==== Records for this task

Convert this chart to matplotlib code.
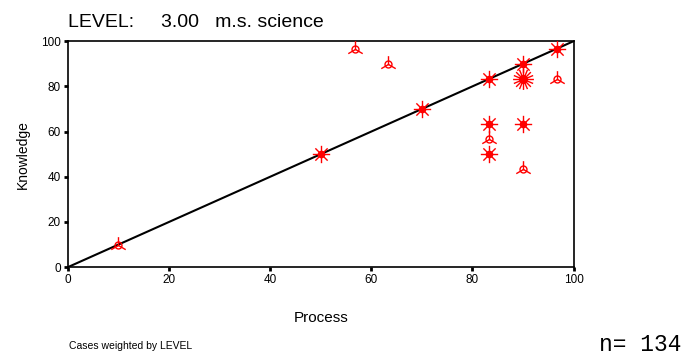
import numpy as np
import matplotlib
matplotlib.use('Agg')
import matplotlib.pyplot as plt
from matplotlib.path import Path

# sunflower plot data
process = [10, 50, 56.7, 63.3, 70, 83.3, 83.3, 83.3, 83.3, 90, 90, 90, 90, 96.7, 96.7]
knowledge = [10, 50, 96.7, 90, 70, 83.3, 63.3, 56.7, 50, 90, 83.3, 63.3, 43.3, 96.7, 83.3]
petals = [3, 8, 3, 3, 8, 8, 8, 3, 8, 8, 16, 8, 3, 8, 3]
ticks = [0, 20, 40, 60, 80, 100]

plt.rcParams['font.family'] = ['Liberation Sans', 'DejaVu Sans']


# marker made of n rays from the centre
def petal_marker(n):
    verts = []
    codes = []
    for i in range(n):
        a = np.pi / 2 + 2 * np.pi * i / n
        verts += [(0, 0), (np.cos(a), np.sin(a))]
        codes += [Path.MOVETO, Path.LINETO]
    return Path(verts, codes)


fig = plt.figure(figsize=(6.92, 3.64), dpi=100)
ax = fig.add_axes([0.098, 0.266, 0.731, 0.621])

ax.plot([0, 100], [0, 100], color='black', lw=1.5, zorder=2)

for x, y, n in zip(process, knowledge, petals):
    if n == 3:
        ax.plot(x, y, marker=petal_marker(3), ms=12, color='red', mew=1, zorder=3)
        ax.plot(x, y, marker='o', ms=5, mfc='none', color='red', mew=1, zorder=3)
    else:
        size = 15 if n > 8 else 12.5
        ax.plot(x, y, marker=petal_marker(n), ms=size, color='red', mew=1, zorder=3)
        ax.plot(x, y, marker='o', ms=5.5 if n > 8 else 4.5, color='red', zorder=3)

ax.set_xlim(0, 100)
ax.set_ylim(0, 100)
ax.set_xticks(ticks)
ax.set_yticks(ticks)
ax.tick_params(length=3, width=2, labelsize=8.5, pad=2, color='black')
for s in ax.spines.values():
    s.set_linewidth(1.2)

ax.set_xlabel('Process', fontsize=11, labelpad=18)
ax.set_ylabel('Knowledge', fontsize=10, labelpad=8)

fig.text(0.098, 0.925, 'LEVEL:     3.00   m.s. science', fontsize=14)
fig.text(0.1, 0.04, 'Cases weighted by LEVEL', fontsize=7.5)
fig.text(0.865, 0.035, 'n= 134', fontsize=16.5, family='Liberation Mono')

fig.savefig('out.png', dpi=100)
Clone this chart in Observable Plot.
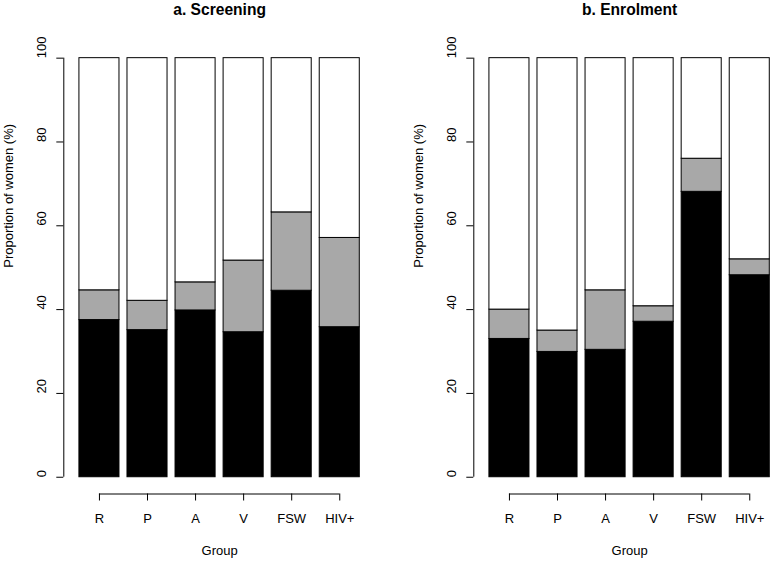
<!DOCTYPE html>
<html><head><meta charset="utf-8">
<script src="https://cdn.jsdelivr.net/npm/d3@7"></script>
<script src="https://cdn.jsdelivr.net/npm/@observablehq/plot@0.6"></script>
<style>
html,body{margin:0;padding:0;background:#fff;}
#wrap{width:772px;height:561px;overflow:hidden;display:flex;background:#fff;}
#wrap > *{flex:0 0 auto;display:block;}
</style></head><body><div id="wrap"></div>
<script>
const groups = ["R", "P", "A", "V", "FSW", "HIV+"];
const yTicks = [0, 20, 40, 60, 80, 100];
const screeningLower = [37.5, 35.1, 39.8, 34.6, 44.5, 35.8];
const screeningUpper = [44.6, 42.1, 46.5, 51.7, 63.2, 57.1];
const enrolmentLower = [33.0, 29.9, 30.4, 37.1, 68.1, 48.2];
const enrolmentUpper = [40.0, 35.0, 44.6, 40.8, 76.0, 52.0];
const titles = ["a. Screening", "b. Enrolment"];
const xLabel = "Group";
const yLabel = "Proportion of women (%)";

const FONT = "'Liberation Sans', Arial, Helvetica, sans-serif";
const partFill = {black: "#000000", gray: "#a8a8a8", white: "#ffffff"};

function panel(title, lower, upper) {
  const mids = groups.map((g, i) => 0.7 + 1.2 * i);
  const xDom = [-0.19, 7.59];
  const rows = [];
  groups.forEach((g, i) => {
    const x1 = mids[i] - 0.5, x2 = mids[i] + 0.5;
    rows.push({g, x1, x2, y1: 0, y2: lower[i], part: "black"});
    rows.push({g, x1, x2, y1: lower[i], y2: upper[i], part: "gray"});
    rows.push({g, x1, x2, y1: upper[i], y2: 100, part: "white"});
  });
  return Plot.plot({
    width: 410, height: 561,
    marginLeft: 63.3, marginRight: 35.1, marginTop: 40.9, marginBottom: 67.5,
    x: {domain: xDom, label: null},
    y: {domain: [-4, 104], label: null},
    style: {fontFamily: FONT, fontSize: "13px", background: "white", color: "black"},
    marks: [
      Plot.rect(rows, {x1: "x1", x2: "x2", y1: "y1", y2: "y2", fill: d => partFill[d.part], stroke: "black", strokeWidth: 1}),
      Plot.ruleX([xDom[0]], {y1: 0, y2: 100, stroke: "black"}),
      Plot.axisY({ticks: yTicks, tickSize: 7, tickFormat: () => "", label: null}),
      Plot.text(yTicks, {y: d => d, frameAnchor: "left", dx: -22.1, rotate: -90, text: d => String(d), fontSize: 13, fill: "black"}),
      Plot.ruleY([-4], {x1: mids[0], x2: mids[mids.length - 1], stroke: "black"}),
      Plot.axisX({ticks: mids, tickSize: 7, tickPadding: 12.8, fontSize: 13, label: null,
        tickFormat: d => groups[mids.findIndex(m => Math.abs(m - d) < 1e-9)]}),
      Plot.text([title], {frameAnchor: "top", lineAnchor: "bottom", dy: -26.2, fontWeight: "bold", fontSize: 15.6, fill: "black"}),
      Plot.text([xLabel], {frameAnchor: "bottom", lineAnchor: "bottom", dy: 60.5, fontSize: 13, fill: "black"}),
      Plot.text([yLabel], {frameAnchor: "left", rotate: -90, dx: -54.5, fontSize: 13, fill: "black"})
    ]
  });
}

const wrap = document.getElementById("wrap");
wrap.append(panel(titles[0], screeningLower, screeningUpper));
wrap.append(panel(titles[1], enrolmentLower, enrolmentUpper));
</script>
</body></html>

========

- _Work instructions_: Will you restate every entry word for word and omit the images?

- _Complete response_:
Convert this chart to matplotlib code.
import numpy as np
import matplotlib
matplotlib.use('Agg')
import matplotlib.pyplot as plt
from matplotlib.path import Path

# sunflower plot data
process = [10, 50, 56.7, 63.3, 70, 83.3, 83.3, 83.3, 83.3, 90, 90, 90, 90, 96.7, 96.7]
knowledge = [10, 50, 96.7, 90, 70, 83.3, 63.3, 56.7, 50, 90, 83.3, 63.3, 43.3, 96.7, 83.3]
petals = [3, 8, 3, 3, 8, 8, 8, 3, 8, 8, 16, 8, 3, 8, 3]
ticks = [0, 20, 40, 60, 80, 100]

plt.rcParams['font.family'] = ['Liberation Sans', 'DejaVu Sans']


# marker made of n rays from the centre
def petal_marker(n):
    verts = []
    codes = []
    for i in range(n):
        a = np.pi / 2 + 2 * np.pi * i / n
        verts += [(0, 0), (np.cos(a), np.sin(a))]
        codes += [Path.MOVETO, Path.LINETO]
    return Path(verts, codes)


fig = plt.figure(figsize=(6.92, 3.64), dpi=100)
ax = fig.add_axes([0.098, 0.266, 0.731, 0.621])

ax.plot([0, 100], [0, 100], color='black', lw=1.5, zorder=2)

for x, y, n in zip(process, knowledge, petals):
    if n == 3:
        ax.plot(x, y, marker=petal_marker(3), ms=12, color='red', mew=1, zorder=3)
        ax.plot(x, y, marker='o', ms=5, mfc='none', color='red', mew=1, zorder=3)
    else:
        size = 15 if n > 8 else 12.5
        ax.plot(x, y, marker=petal_marker(n), ms=size, color='red', mew=1, zorder=3)
        ax.plot(x, y, marker='o', ms=5.5 if n > 8 else 4.5, color='red', zorder=3)

ax.set_xlim(0, 100)
ax.set_ylim(0, 100)
ax.set_xticks(ticks)
ax.set_yticks(ticks)
ax.tick_params(length=3, width=2, labelsize=8.5, pad=2, color='black')
for s in ax.spines.values():
    s.set_linewidth(1.2)

ax.set_xlabel('Process', fontsize=11, labelpad=18)
ax.set_ylabel('Knowledge', fontsize=10, labelpad=8)

fig.text(0.098, 0.925, 'LEVEL:     3.00   m.s. science', fontsize=14)
fig.text(0.1, 0.04, 'Cases weighted by LEVEL', fontsize=7.5)
fig.text(0.865, 0.035, 'n= 134', fontsize=16.5, family='Liberation Mono')

fig.savefig('out.png', dpi=100)
Clone this chart in Observable Plot.
<!DOCTYPE html>
<html><head><meta charset="utf-8">
<script src="https://cdn.jsdelivr.net/npm/d3@7"></script>
<script src="https://cdn.jsdelivr.net/npm/@observablehq/plot@0.6"></script>
<style>
html,body{margin:0;padding:0;background:#fff;}
#wrap{width:772px;height:561px;overflow:hidden;display:flex;background:#fff;}
#wrap > *{flex:0 0 auto;display:block;}
</style></head><body><div id="wrap"></div>
<script>
const groups = ["R", "P", "A", "V", "FSW", "HIV+"];
const yTicks = [0, 20, 40, 60, 80, 100];
const screeningLower = [37.5, 35.1, 39.8, 34.6, 44.5, 35.8];
const screeningUpper = [44.6, 42.1, 46.5, 51.7, 63.2, 57.1];
const enrolmentLower = [33.0, 29.9, 30.4, 37.1, 68.1, 48.2];
const enrolmentUpper = [40.0, 35.0, 44.6, 40.8, 76.0, 52.0];
const titles = ["a. Screening", "b. Enrolment"];
const xLabel = "Group";
const yLabel = "Proportion of women (%)";

const FONT = "'Liberation Sans', Arial, Helvetica, sans-serif";
const partFill = {black: "#000000", gray: "#a8a8a8", white: "#ffffff"};

function panel(title, lower, upper) {
  const mids = groups.map((g, i) => 0.7 + 1.2 * i);
  const xDom = [-0.19, 7.59];
  const rows = [];
  groups.forEach((g, i) => {
    const x1 = mids[i] - 0.5, x2 = mids[i] + 0.5;
    rows.push({g, x1, x2, y1: 0, y2: lower[i], part: "black"});
    rows.push({g, x1, x2, y1: lower[i], y2: upper[i], part: "gray"});
    rows.push({g, x1, x2, y1: upper[i], y2: 100, part: "white"});
  });
  return Plot.plot({
    width: 410, height: 561,
    marginLeft: 63.3, marginRight: 35.1, marginTop: 40.9, marginBottom: 67.5,
    x: {domain: xDom, label: null},
    y: {domain: [-4, 104], label: null},
    style: {fontFamily: FONT, fontSize: "13px", background: "white", color: "black"},
    marks: [
      Plot.rect(rows, {x1: "x1", x2: "x2", y1: "y1", y2: "y2", fill: d => partFill[d.part], stroke: "black", strokeWidth: 1}),
      Plot.ruleX([xDom[0]], {y1: 0, y2: 100, stroke: "black"}),
      Plot.axisY({ticks: yTicks, tickSize: 7, tickFormat: () => "", label: null}),
      Plot.text(yTicks, {y: d => d, frameAnchor: "left", dx: -22.1, rotate: -90, text: d => String(d), fontSize: 13, fill: "black"}),
      Plot.ruleY([-4], {x1: mids[0], x2: mids[mids.length - 1], stroke: "black"}),
      Plot.axisX({ticks: mids, tickSize: 7, tickPadding: 12.8, fontSize: 13, label: null,
        tickFormat: d => groups[mids.findIndex(m => Math.abs(m - d) < 1e-9)]}),
      Plot.text([title], {frameAnchor: "top", lineAnchor: "bottom", dy: -26.2, fontWeight: "bold", fontSize: 15.6, fill: "black"}),
      Plot.text([xLabel], {frameAnchor: "bottom", lineAnchor: "bottom", dy: 60.5, fontSize: 13, fill: "black"}),
      Plot.text([yLabel], {frameAnchor: "left", rotate: -90, dx: -54.5, fontSize: 13, fill: "black"})
    ]
  });
}

const wrap = document.getElementById("wrap");
wrap.append(panel(titles[0], screeningLower, screeningUpper));
wrap.append(panel(titles[1], enrolmentLower, enrolmentUpper));
</script>
</body></html>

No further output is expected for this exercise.